Inutili gli assalti del duo Matteo Salvini-Giorgia Meloni contro le politiche immigratorie della Lamorgese, perché prevalse la linea morbida. Fino al 2 giugno scorso quando, giorno canonico della Festa “patriottica” della Repubblica, si è sviluppato “il raduno del triangolo veronese” partecipato da migliaia di ragazzini immigrati di varie generazioni, scaduto nella maxi rissa con atti furiosi di vandalismo. Possibile non sapessero nulla le forze dell’ordine? O non si è voluto intervenire, visto che la nostra Repubblica è per metà patriottica e per metà antagonista? Non è bastato. Perché alla rissa si sono aggiunti anche episodi di molestie ai danni di ragazze minorenni di ritorno dal Parco giochi Gardaland, salite sul treno affollato dai ragazzini di colore, le quali sarebbero state palpeggiate, infastidite con epiteti e spaventate terribilmente. Il padre di una delle giovani ha testimoniato che quando è andato a prendere la figlia alla stazione di Milano l’ha trovata tremante e sconvolta e ha raccontato che i molestatori gridavano slogan del tipo “siamo venuti a riprenderci l’Africa”.

Il leghista Matteo Salvini le ha definite “baby gang straniere” per le quali occorre abbassare l’età imputabile, mentre il governatore del Veneto Luca Zaia ha parlato di “repressione necessaria” di episodi di razzismo al contrario.

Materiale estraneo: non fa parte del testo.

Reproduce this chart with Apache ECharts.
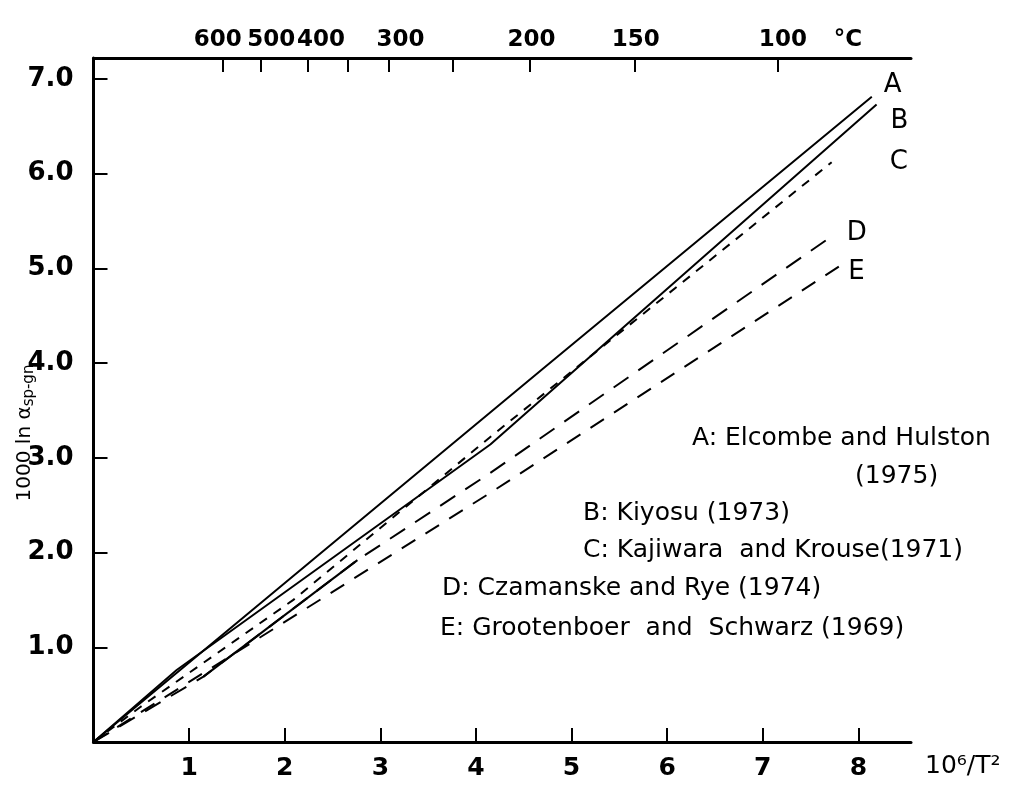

Dall’altra parte, la deputata Pd Laura Boldrini ha chiesto indagini che portino a galla i nomi dei molestatori del branco contro le minorenni di Gardaland.
Che vi pare? A me sembra un inesistente ordine pubblico confuso con strane tolleranze sui giovani, sugli immigrati e sulle modalità alternative di socializzazione. Il tutto condito in salsa femminista con l’immancabile aggressione, la paura e le denunce. Propaganda, insomma, nulla di valido per la sicurezza e la non violenza.